## Written problem
Retype the whole listing verbatim and keep the pictures out of it.

## Source excerpt
□ □ □ □ □

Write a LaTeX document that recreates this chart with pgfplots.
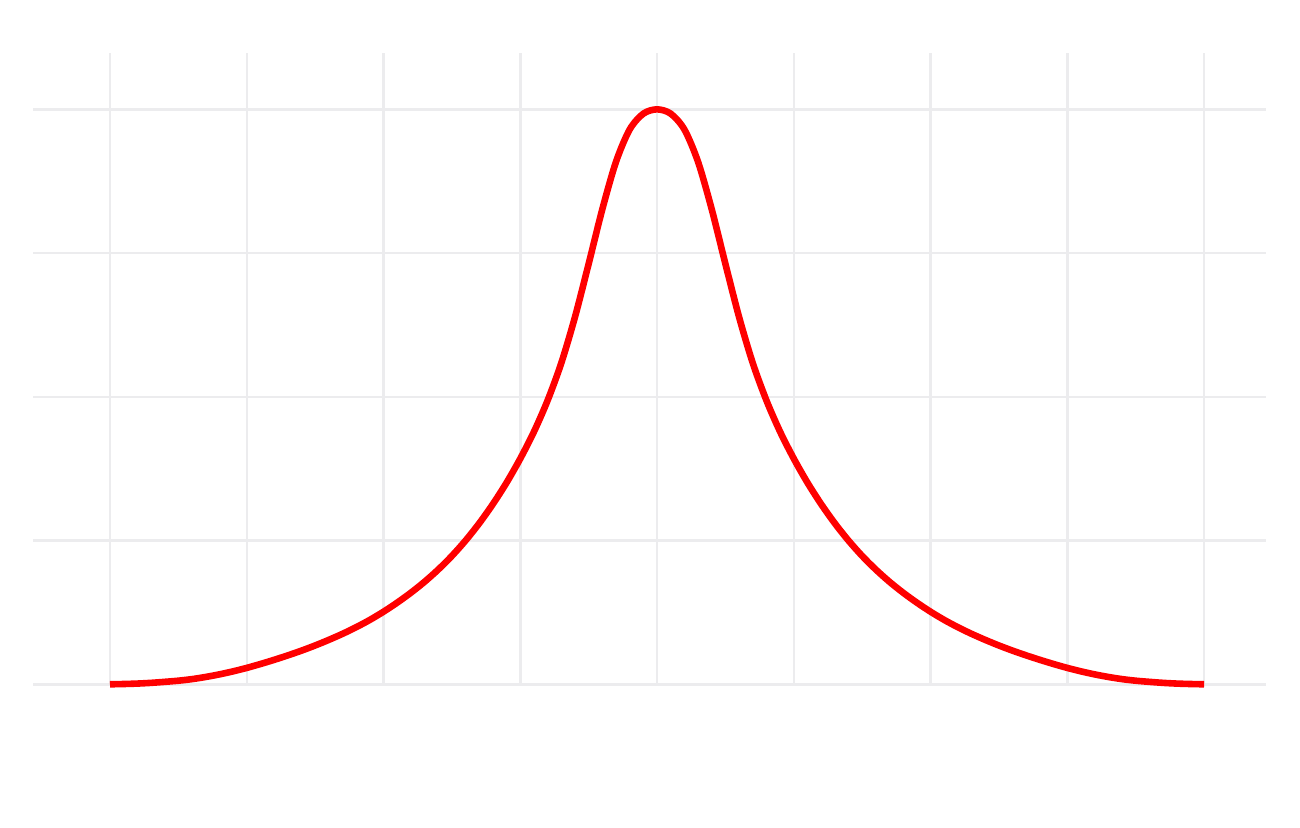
\documentclass[border=0pt]{standalone}
\usepackage{pgfplots}
\pgfplotsset{compat=1.18}
\usepackage{pgfplotstable}
\definecolor{gridc}{RGB}{236,236,238}
\definecolor{curvered}{RGB}{255,0,0}
\pgfplotstableread{
x y
-4.0 0.000
-3.9 0.002
-3.8 0.005
-3.7 0.010
-3.6 0.017
-3.5 0.025
-3.4 0.036
-3.3 0.051
-3.2 0.069
-3.1 0.090
-3.0 0.114
-2.9 0.141
-2.8 0.170
-2.7 0.201
-2.6 0.234
-2.5 0.270
-2.4 0.309
-2.3 0.351
-2.2 0.397
-2.1 0.448
-2.0 0.505
-1.9 0.568
-1.8 0.637
-1.7 0.713
-1.6 0.798
-1.5 0.893
-1.4 1.000
-1.3 1.120
-1.2 1.254
-1.1 1.403
-1.0 1.570
-0.9 1.757
-0.8 1.975
-0.7 2.235
-0.6 2.555
-0.5 2.925
-0.4 3.305
-0.3 3.635
-0.2 3.860
-0.1 3.970
0.0 4.000
0.1 3.970
0.2 3.860
0.3 3.635
0.4 3.305
0.5 2.925
0.6 2.555
0.7 2.235
0.8 1.975
0.9 1.757
1.0 1.570
1.1 1.403
1.2 1.254
1.3 1.120
1.4 1.000
1.5 0.893
1.6 0.798
1.7 0.713
1.8 0.637
1.9 0.568
2.0 0.505
2.1 0.448
2.2 0.397
2.3 0.351
2.4 0.309
2.5 0.270
2.6 0.234
2.7 0.201
2.8 0.170
2.9 0.141
3.0 0.114
3.1 0.090
3.2 0.069
3.3 0.051
3.4 0.036
3.5 0.025
3.6 0.017
3.7 0.010
3.8 0.005
3.9 0.002
4.0 0.000
}\curvedata
\begin{document}
\begin{tikzpicture}[x=1pt,y=1pt]
\path[use as bounding box] (0,0) rectangle (650,414);
\begin{axis}[
  at={(16.5pt,71.85pt)}, anchor=south west,
  scale only axis, width=616.5pt, height=315.5pt,
  xmin=-4.563, xmax=4.453, ymin=0, ymax=4.39,
  xtick={-4,-3,-2,-1,0,1,2,3,4}, ytick={0,1,2,3,4},
  xticklabels={}, yticklabels={},
  axis line style={draw=none}, tick style={draw=none},
  grid=major, major grid style={draw=gridc, line width=1.25pt},
  clip=false,
]
\addplot[curvered, line width=3.3pt, smooth, line join=round] table[x=x,y=y] {\curvedata};
\end{axis}
\end{tikzpicture}
\end{document}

□ □ □ □ □

## Written solution
Write a LaTeX document that recreates this chart with pgfplots.
\documentclass[border=0pt]{standalone}
\usepackage{pgfplots}
\pgfplotsset{compat=1.18}
\usepackage{pgfplotstable}
\definecolor{gridc}{RGB}{236,236,238}
\definecolor{curvered}{RGB}{255,0,0}
\pgfplotstableread{
x y
-4.0 0.000
-3.9 0.002
-3.8 0.005
-3.7 0.010
-3.6 0.017
-3.5 0.025
-3.4 0.036
-3.3 0.051
-3.2 0.069
-3.1 0.090
-3.0 0.114
-2.9 0.141
-2.8 0.170
-2.7 0.201
-2.6 0.234
-2.5 0.270
-2.4 0.309
-2.3 0.351
-2.2 0.397
-2.1 0.448
-2.0 0.505
-1.9 0.568
-1.8 0.637
-1.7 0.713
-1.6 0.798
-1.5 0.893
-1.4 1.000
-1.3 1.120
-1.2 1.254
-1.1 1.403
-1.0 1.570
-0.9 1.757
-0.8 1.975
-0.7 2.235
-0.6 2.555
-0.5 2.925
-0.4 3.305
-0.3 3.635
-0.2 3.860
-0.1 3.970
0.0 4.000
0.1 3.970
0.2 3.860
0.3 3.635
0.4 3.305
0.5 2.925
0.6 2.555
0.7 2.235
0.8 1.975
0.9 1.757
1.0 1.570
1.1 1.403
1.2 1.254
1.3 1.120
1.4 1.000
1.5 0.893
1.6 0.798
1.7 0.713
1.8 0.637
1.9 0.568
2.0 0.505
2.1 0.448
2.2 0.397
2.3 0.351
2.4 0.309
2.5 0.270
2.6 0.234
2.7 0.201
2.8 0.170
2.9 0.141
3.0 0.114
3.1 0.090
3.2 0.069
3.3 0.051
3.4 0.036
3.5 0.025
3.6 0.017
3.7 0.010
3.8 0.005
3.9 0.002
4.0 0.000
}\curvedata
\begin{document}
\begin{tikzpicture}[x=1pt,y=1pt]
\path[use as bounding box] (0,0) rectangle (650,414);
\begin{axis}[
  at={(16.5pt,71.85pt)}, anchor=south west,
  scale only axis, width=616.5pt, height=315.5pt,
  xmin=-4.563, xmax=4.453, ymin=0, ymax=4.39,
  xtick={-4,-3,-2,-1,0,1,2,3,4}, ytick={0,1,2,3,4},
  xticklabels={}, yticklabels={},
  axis line style={draw=none}, tick style={draw=none},
  grid=major, major grid style={draw=gridc, line width=1.25pt},
  clip=false,
]
\addplot[curvered, line width=3.3pt, smooth, line join=round] table[x=x,y=y] {\curvedata};
\end{axis}
\end{tikzpicture}
\end{document}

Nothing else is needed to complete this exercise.